Mo Brooks: House panel secretly signed off on $39,000 increase to congressional compensation
While the public was distracted with college bowl games and New Year’s celebrations, a House committee secretly changed a congressional handbook guiding House operations that effectively amounts to at least a $39,000 pay increase, according to former Rep. Mo Brooks.
The Members’ Congressional Handbook, which includes regulations such as how many staff members congressmen can hire, how much they can pay their staff and which expenses incurred by House members are eligible for reimbursement, among other guidelines, was updated on Dec. 30.
The update will compensate members for living expenses while in Washington, said the former Republican congressman representing Huntsville and north Alabama.
Members of Congress are paid at least $174,000 a year — and last received a salary increase in 2009. The change to compensation equates to a 29 percent salary increase for a member who files taxes as a married couple and 33 percent for single-filer members.
Meanwhile, the committee made the revision to the handbook without conducting official business. Its last documented activity was in July, Brooks said.
“While a reasonable debate exists about whether Congress deserves a 29 percent to 33 percent compensation increase, there is no defense to the clandestine way congressmen padded their own wallets, all at taxpayer expense,” the former lawmaker said in a statement.
“This self-serving compensation increase was either not authorized by the House of Representatives (it received no House floor debate) or it was buried in a massive bill without public knowledge or debate. This is not the way to do the public’s business,” Brooks continued.
In the handbook section on travel, the guide now states that “ordinary and necessary expenses associated with travel (including lodging and meals) are reimbursable with the [Members Representational Allowance.]” The MRA is an account covering a member’s reimbursable expenses.
Members can claim up to the daily allowable per diem rate set by the U.S. General Services Administration for the Washington, D.C. metropolitan area, according to the handbook.
The GSA rate for the D.C. area caps reimbursable meals at $79 a day. The 2023 House calendar includes 119 session days, meaning members can be reimbursed up to $9,401 this year for meals.

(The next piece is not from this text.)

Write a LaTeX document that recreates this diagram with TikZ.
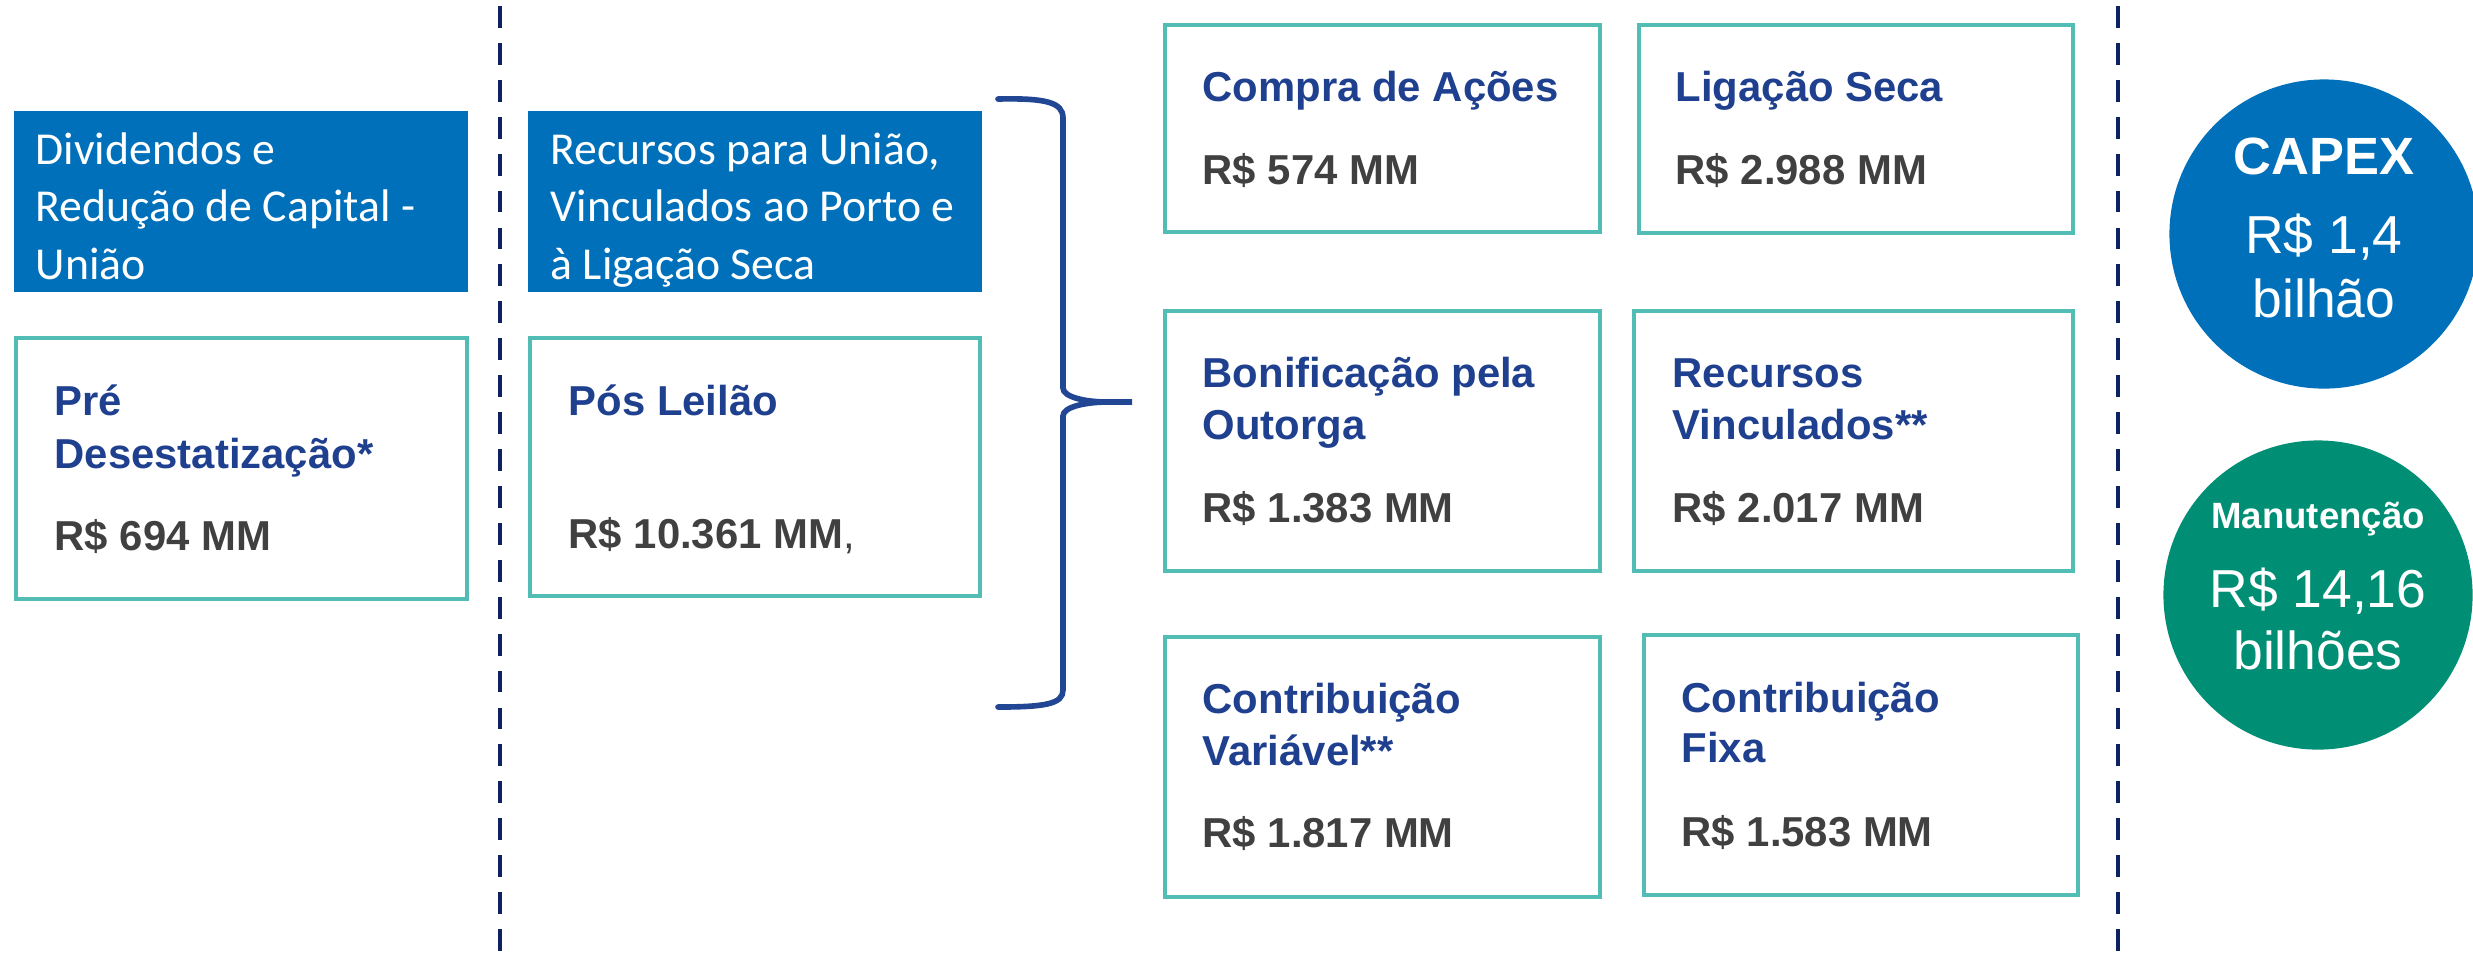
\documentclass[tikz,border=0pt]{standalone}
\usepackage{fontspec}
\setmainfont{Liberation Sans}
\newfontfamily\calib{Carlito}
\usetikzlibrary{fit}
\definecolor{hdrblue}{RGB}{0,112,186}
\definecolor{tealline}{RGB}{82,189,180}
\definecolor{navytext}{RGB}{31,63,143}
\definecolor{valgray}{RGB}{64,64,64}
\definecolor{dashnavy}{RGB}{14,33,96}
\definecolor{bracenavy}{RGB}{33,71,148}
\definecolor{greencirc}{RGB}{0,143,116}
\begin{document}
\begin{tikzpicture}[x=0.01cm,y=-0.01cm,
  hdrbox/.style={fill=hdrblue,draw=none,inner sep=0pt},
  valbox/.style={draw=tealline,line width=1.15pt,inner sep=0pt},
  hdrtxt/.style={anchor=base west,inner sep=0pt,text=white,font=\calib\fontsize{13}{15}\selectfont},
  ttl/.style={anchor=base west,inner sep=0pt,text=navytext,font=\bfseries\fontsize{11.9}{14}\selectfont},
  val/.style={anchor=base west,inner sep=0pt,text=valgray,font=\bfseries\fontsize{11.9}{14}\selectfont},
  sep/.style={draw=dashnavy,line width=1.15pt,dash pattern=on 6.2pt off 4.3pt,dash phase=8.8pt},
  circ/.style={circle,draw=none,minimum size=3.09cm,inner sep=0pt},
  circtxt/.style={anchor=base,inner sep=0pt,text=white,font=\fontsize{15.2}{18}\selectfont}]
\useasboundingbox (0,0) rectangle (2473,956);

% separators
\coordinate (s1t) at (500,0);
\coordinate (s1b) at (500,956);
\coordinate (s2t) at (2118,0);
\coordinate (s2b) at (2118,956);
\draw[sep] (s1t) -- (s1b);
\draw[sep] (s2t) -- (s2b);

% header boxes
\node[hdrbox,fit={(14,111) (468,292)}] (h1) {};
\node[hdrbox,fit={(528,111) (982,292)}] (h2) {};
\node[hdrtxt] (h1a) at (35,164) {Dividendos e};
\node[hdrtxt] (h1b) at (35,221) {Redução de Capital -};
\node[hdrtxt] (h1c) at (35,279) {União};
\node[hdrtxt] (h2a) at (550,164) {Recursos para União,};
\node[hdrtxt] (h2b) at (550,221) {Vinculados ao Porto e};
\node[hdrtxt] (h2c) at (550,279) {à Ligação Seca};

% left value boxes
\node[valbox,fit={(16,338) (467,599)}] (b1) {};
\node[valbox,fit={(530,338) (980,596)}] (b2) {};
\node[ttl] (b1a) at (54,415) {Pré};
\node[ttl] (b1b) at (54,468) {Desestatização*};
\node[val] (b1c) at (54,550) {R\$ 694 MM};
\node[ttl] (b2a) at (568,415) {Pós Leilão};
\node[val] (b2c) at (568,548) {R\$ 10.361 MM{\mdseries ,}};

% brace
\coordinate (brt) at (998,99);
\coordinate (brm) at (1132,402);
\coordinate (brb) at (998,707);
\draw[draw=bracenavy,line width=1.6pt,line cap=round]
  (brt) .. controls (1045,98) and (1063,102) .. (1063,118)
  -- (1063,388) .. controls (1063,397) and (1085,402) .. (1108,402)
  -- (brm) -- (1108,402)
  .. controls (1085,402) and (1063,407) .. (1063,416)
  -- (1063,690) .. controls (1063,704) and (1045,707) .. (brb);

% right boxes
\node[valbox,fit={(1165,25) (1600,232)}] (c1) {};
\node[valbox,fit={(1639,25) (2073,233)}] (c2) {};
\node[valbox,fit={(1165,311) (1600,571)}] (c3) {};
\node[valbox,fit={(1634,311) (2073,571)}] (c4) {};
\node[valbox,fit={(1165,637) (1600,897)}] (c5) {};
\node[valbox,fit={(1644,635) (2078,895)}] (c6) {};

\node[ttl] (c1a) at (1202,101) {Compra de Ações};
\node[val] (c1b) at (1202,184) {R\$ 574 MM};
\node[ttl] (c2a) at (1675,101) {Ligação Seca};
\node[val] (c2b) at (1675,184) {R\$ 2.988 MM};

\node[ttl] (c3a) at (1202,387) {Bonificação pela};
\node[ttl] (c3b) at (1202,439) {Outorga};
\node[val] (c3c) at (1202,522) {R\$ 1.383 MM};
\node[ttl] (c4a) at (1672,387) {Recursos};
\node[ttl] (c4b) at (1672,439) {Vinculados**};
\node[val] (c4c) at (1672,522) {R\$ 2.017 MM};

\node[ttl] (c5a) at (1202,713) {Contribuição};
\node[ttl] (c5b) at (1202,765) {Variável**};
\node[val] (c5c) at (1202,847) {R\$ 1.817 MM};
\node[ttl] (c6a) at (1681,712) {Contribuição};
\node[ttl] (c6b) at (1681,762) {Fixa};
\node[val] (c6c) at (1681,846) {R\$ 1.583 MM};

% circles
\node[circ,fill=hdrblue] (capex) at (2324,234) {};
\node[circtxt,font=\bfseries\fontsize{14.9}{18}\selectfont] (capa) at (2324,174) {CAPEX};
\node[circtxt] (capb) at (2324,253) {R\$ 1,4};
\node[circtxt] (capc) at (2324,317) {bilhão};

\node[circ,fill=greencirc] (manut) at (2318,595) {};
\node[circtxt,font=\bfseries\fontsize{10.4}{12}\selectfont] (mana) at (2318,528) {Manutenção};
\node[circtxt] (manb) at (2318,607) {R\$ 14,16};
\node[circtxt] (manc) at (2318,669) {bilhões};
\end{tikzpicture}
\end{document}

The daily rates for lodging vary by month, ranging from $172 per day in July and August (the House calendar does not include any session days in August) to $258 per day from March through June.
According to the handbook, House members are eligible for reimbursement for “hotels, rentals, or other housing costs. Interest or principal associated with mortgage payments are not reimbursable.
Combining both per diems, congressman would be netting at least $39,000 per year due to the change. Brooks said members would not need to pay taxes on the reimbursements.
“Congressional compensation increases should be used to attract better candidates for Congress, not reward those who happen to win,” Brooks said.
The former representative called on Alabama’s congressional delegation and House Speaker Kevin McCarthy, R-Calif., to call for a floor debate on the issue “and then debate and vote on the merits of this extraordinarily large Congressional compensation increase.”